The courtesans of the Maruyama pleasure district were the only Japanese, other than shogunate officials, permitted to enter the Dutch neighborhood on Dejima; they also served the Chinese merchants of the city, Japanese residents, and Japanese visitors to Nagasaki from other parts of the archipelago. Initially, the courtesans were officially required to return from Dejima in the morning, and were not permitted to stay overnight in the Chinese district at all. However, these rules were not strictly enforced, and grew lax over the course of the Edo period, until before long courtesans were able to stay in either foreign settlement indefinitely, so long as their client continued to pay, and the courtesan wished to do so.[1] The girls serving each community came to be separated, so they could not aid in any smuggling or conspiracy between the Dutch and Chinese communities. Thus, some Maruyama courtesans came to be known as karayuki ("going to China"), and served only Chinese and Japanese clients, while others, known as orandayuki ("going to Holland"), served only Dutch and Japanese clients. A small group of the most elite Maruyama courtesans served only Japanese clients, and were known as nihonyuki ("going to Japan"). Though they could not smuggle goods, money, or information between the Dutch and the Chinese, the women of the pleasure quarters were able to carry things between the foreign districts and the Japanese townsmen of Nagasaki, thus circumventing the shogunate's clearinghouse, which claimed monopolies on a variety of trade goods, and charged high tariffs. Girls also received personal gifts from their clients, some of which were quite exotic and precious, such as white sugar from Indonesian plantations, or various sorts of textiles; while the authorities required these to be reported, in order to stem smuggling, they also asserted that such gifts became the personal property of the courtesan and could not be confiscated by brothel owners.

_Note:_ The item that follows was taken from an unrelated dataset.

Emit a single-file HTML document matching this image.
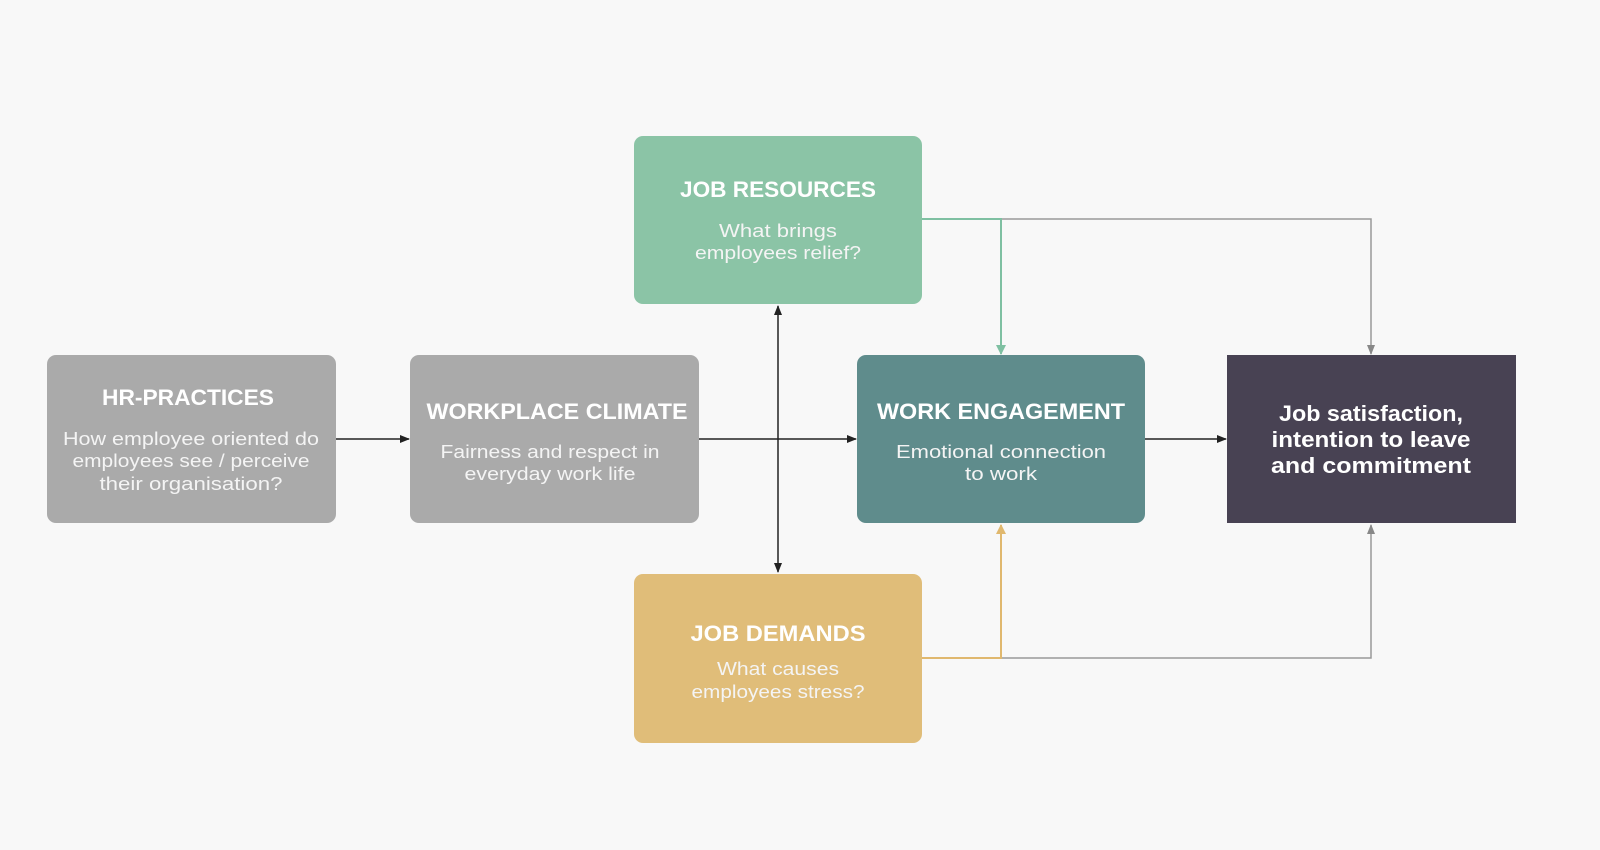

The courtesans are said to have preferred the company of the Chinese, since the Dutch were so much more foreign, with different sexual predilections, personal hygiene habits, and culture besides; as a result, the orandayuki charged higher rates to their Dutch customers than the karayuki did to their Chinese clients.[2] Enforcement of restrictions on the island were quite lax at times, and on occasion, courtesans even escorted Dutchmen off Dejima (into Nagasaki proper), or accompanied them out of the country.[3] A number of Maruyama courtesans also had children with members of the Dejima community. Some of these children came to be regarded as "Japanese," being raised either within the Maruyama, or by the courtesan's parents, being accepted and incorporated into Japanese society, and remained in Japan for the rest of their lives, banned from leaving just like any other Japanese; other children of Maruyama courtesans were deemed foreigners, and lived on Dejima or outside of Japan the remainder of their lives, banned from entering or traveling freely within the archipelago like any other foreigner.
The girls of the Maruyama also seem to have maintained strong connections to their natal families. To what extent this was true of the Yoshiwara, Shimabara, or other districts is unclear, but in the Maruyama, girls were always dutiful daughters (working to support their parents) first, and indentured servants, or property, of the brothel second. They were able to buy, smuggle, or otherwise obtain things to give to their families, and in certain circumstances, in many cases, were able to have the authorities side with them against unfair treatment, or in attempting to get out of their contracts in order to return to "ordinary" society, to marry and have children. Sugoroku boards from the time, along with various other popular publications, seem to indicate a common perception that prostitution was simply one stage in one's life, prior to other occupations and/or marriage. Thus, it would seem that prostitutes, and their work, were not necessarily particularly stigmatized, if at all. Closely tied to the local community, historian Amy Stanley argues the Maruyama courtesans might have been seen by their families and neighbors as little different from daughters who had dutifully gone to work as housemaids, or in textile workshops, in order to help support their parents. Such a thing became relatively common in many parts of the archipelago in the 18th century. Some girls who served the Chinese and Dutch communities as Maruyama prostitutes did not even leave home; in exchange for a significant fee paid by their parents, these girls were able to be part-time (shikiri) or nominal (nazuke) yûjo, who lived at home with their parents and only went out to Dejima or the Chinese enclosure when the brothel with which they were affiliated did not have enough girls to meet a given night's level of demand. Such part-time activity, however, upset the authorities, as it blurred the distinction between "ordinary" townspeople, who were barred from entering the foreign districts, and prostitutes, who were not. As a result, from time to time, part-time yûjo were apprehended and punished - typically by being forced into full-time unpaid work in the Maruyama.
References
- Amy Stanley, Selling Women: Prostitution, Markets, and the Household in Early Modern Japan, UC Press (2012), 72-100.
- ↑ Stanley, 79.
- ↑ Marius Jansen, China in the Tokugawa World, Harvard University Press (1992), 32.
- ↑ Hiroko Johnson, Western Influences on Japanese Art: The Akita Ranga Art School and Foreign Books, Amsterdam: Hotei Publishing (2005), 22.